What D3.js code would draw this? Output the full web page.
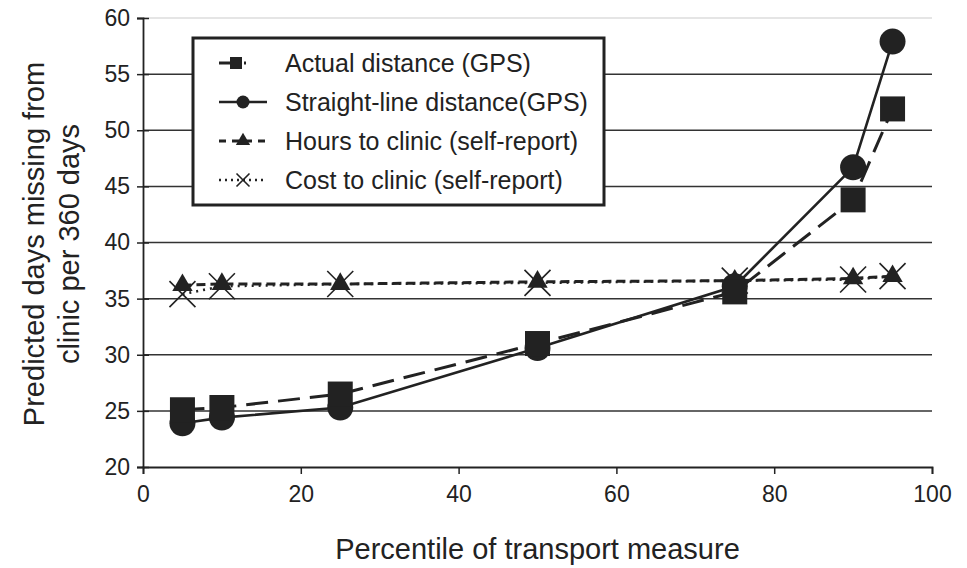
<!DOCTYPE html>
<html>
<head>
<meta charset="utf-8">
<script src="https://d3js.org/d3.v7.min.js"></script>
<style>
  body { margin: 0; background: #fff; }
  text { font-family: "Liberation Sans", Arial, sans-serif; fill: #222; }
</style>
</head>
<body>
<div id="chart"></div>
<script>
// data
const percentiles = [5, 10, 25, 50, 75, 90, 95];
const actualDist = [25.1, 25.3, 26.5, 31.0, 35.6, 43.8, 51.9];
const straightDist = [23.9, 24.4, 25.3, 30.6, 36.1, 46.7, 57.9];
const hoursClinic = [36.2, 36.3, 36.3, 36.5, 36.6, 36.8, 37.0];
const costClinic = [35.4, 36.1, 36.3, 36.4, 36.6, 36.7, 37.0];
const seriesNames = ["Actual distance (GPS)", "Straight-line distance(GPS)",
  "Hours to clinic (self-report)", "Cost to clinic (self-report)"];
const xTicks = [0, 20, 40, 60, 80, 100];
const yTicks = [20, 25, 30, 35, 40, 45, 50, 55, 60];

(function(){
  const svgWidth = 967, svgHeight = 568;
  const margin = {top: 18, right: 35, bottom: 101, left: 143};
  const width = svgWidth - margin.left - margin.right;
  const height = svgHeight - margin.top - margin.bottom;
  const ink = "#222";

  const svg = d3.select("#chart").append("svg")
    .attr("width", svgWidth).attr("height", svgHeight);
  const g = svg.append("g").attr("transform", `translate(${margin.left},${margin.top})`);

  const x = d3.scaleLinear().domain([0, 100]).range([0, width]);
  const y = d3.scaleLinear().domain([20, 60]).range([height, 0]);

  // gridlines
  g.selectAll(".grid").data(yTicks.filter(v => v > 20)).enter().append("line")
    .attr("x1", 0).attr("x2", width)
    .attr("y1", d => y(d)).attr("y2", d => y(d))
    .attr("stroke", d => d === 60 ? "#ddd" : "#333")
    .attr("stroke-width", 1.5);

  // axes
  const xAxis = g.append("g").attr("transform", `translate(0,${height})`)
    .call(d3.axisBottom(x).tickValues(xTicks).tickSize(7).tickPadding(12));
  const yAxis = g.append("g")
    .call(d3.axisLeft(y).tickValues(yTicks).tickSize(6).tickPadding(7));
  [xAxis, yAxis].forEach(a => {
    a.select(".domain").attr("stroke", ink).attr("stroke-width", 1.8);
    a.selectAll(".tick line").attr("stroke", ink).attr("stroke-width", 1.5);
    a.selectAll(".tick text").attr("font-size", 23).attr("fill", ink)
      .attr("font-family", "'Liberation Sans', Arial, sans-serif");
  });
  // y ticks cross the axis
  yAxis.selectAll(".tick line").attr("x2", -6).attr("x1", 6);

  // series
  const series = [
    {vals: actualDist, dash: "22,10", w: 3, marker: "square"},
    {vals: straightDist, dash: null, w: 2.6, marker: "circle"},
    {vals: hoursClinic, dash: "9,5", w: 3, marker: "triangle"},
    {vals: costClinic, dash: "2,5", w: 2.6, marker: "cross"}
  ];
  const line = d3.line().x((d, i) => x(percentiles[i])).y(d => y(d));

  function drawMarker(sel, type, size) {
    if (type === "square") {
      sel.append("rect").attr("x", -size/2).attr("y", -size/2)
        .attr("width", size).attr("height", size).attr("fill", ink);
    } else if (type === "circle") {
      sel.append("circle").attr("r", size/2).attr("fill", ink);
    } else if (type === "triangle") {
      sel.append("path").attr("d", d3.symbol(d3.symbolTriangle, size * size * 0.45)())
        .attr("fill", ink);
    } else {
      const h = size / 2;
      sel.append("path").attr("d", `M${-h},${-h}L${h},${h}M${-h},${h}L${h},${-h}`)
        .attr("stroke", ink).attr("stroke-width", 1.6).attr("fill", "none");
    }
  }

  // draw from back to front: cost, hours, straight, actual
  [3, 2, 1, 0].forEach(k => {
    const s = series[k];
    g.append("path").datum(s.vals).attr("d", line)
      .attr("fill", "none").attr("stroke", ink).attr("stroke-width", s.w)
      .attr("stroke-dasharray", s.dash);
  });
  [3, 2, 1, 0].forEach(k => {
    const s = series[k];
    const sizes = {square: 25, circle: 26, triangle: 20, cross: 26};
    s.vals.forEach((v, i) => {
      const m = g.append("g").attr("transform", `translate(${x(percentiles[i])},${y(v)})`);
      drawMarker(m, s.marker, sizes[s.marker]);
    });
  });

  // legend
  const lg = svg.append("g").attr("transform", "translate(193,38)");
  lg.append("rect").attr("width", 411).attr("height", 167)
    .attr("fill", "#fff").attr("stroke", ink).attr("stroke-width", 3);
  seriesNames.forEach((name, i) => {
    const s = series[i];
    const ly = 25 + i * 39;
    lg.append("line").attr("x1", 26).attr("x2", 74).attr("y1", ly).attr("y2", ly)
      .attr("stroke", ink).attr("stroke-width", s.w)
      .attr("stroke-dasharray", i === 0 ? "17,8,2,100" : (i === 2 ? "7,6" : (i === 3 ? "2,4" : null)));
    const sizes = {square: 12, circle: 13, triangle: 14, cross: 13};
    drawMarker(lg.append("g").attr("transform", `translate(${i === 0 ? 43 : 50},${ly})`), s.marker, sizes[s.marker]);
    lg.append("text").attr("x", 92).attr("y", ly).attr("dy", "0.36em")
      .attr("font-size", 25).attr("fill", ink).text(name);
  });

  // axis titles
  svg.append("text").attr("x", margin.left + width / 2).attr("y", 559)
    .attr("text-anchor", "middle").attr("font-size", 29)
    .text("Percentile of transport measure");
  const yt = svg.append("text").attr("transform", "translate(0,244) rotate(-90)")
    .attr("text-anchor", "middle").attr("font-size", 29);
  yt.append("tspan").attr("x", 0).attr("y", 44).text("Predicted days missing from");
  yt.append("tspan").attr("x", 0).attr("y", 79).text("clinic per 360 days");
})();
</script>
</body>
</html>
--------------------
Restate only the lines running from the start of the material above through the line containing "50, 55, 60];", ends included. No pictures.

What D3.js code would draw this? Output the full web page.
<!DOCTYPE html>
<html>
<head>
<meta charset="utf-8">
<script src="https://d3js.org/d3.v7.min.js"></script>
<style>
  body { margin: 0; background: #fff; }
  text { font-family: "Liberation Sans", Arial, sans-serif; fill: #222; }
</style>
</head>
<body>
<div id="chart"></div>
<script>
// data
const percentiles = [5, 10, 25, 50, 75, 90, 95];
const actualDist = [25.1, 25.3, 26.5, 31.0, 35.6, 43.8, 51.9];
const straightDist = [23.9, 24.4, 25.3, 30.6, 36.1, 46.7, 57.9];
const hoursClinic = [36.2, 36.3, 36.3, 36.5, 36.6, 36.8, 37.0];
const costClinic = [35.4, 36.1, 36.3, 36.4, 36.6, 36.7, 37.0];
const seriesNames = ["Actual distance (GPS)", "Straight-line distance(GPS)",
  "Hours to clinic (self-report)", "Cost to clinic (self-report)"];
const xTicks = [0, 20, 40, 60, 80, 100];
const yTicks = [20, 25, 30, 35, 40, 45, 50, 55, 60];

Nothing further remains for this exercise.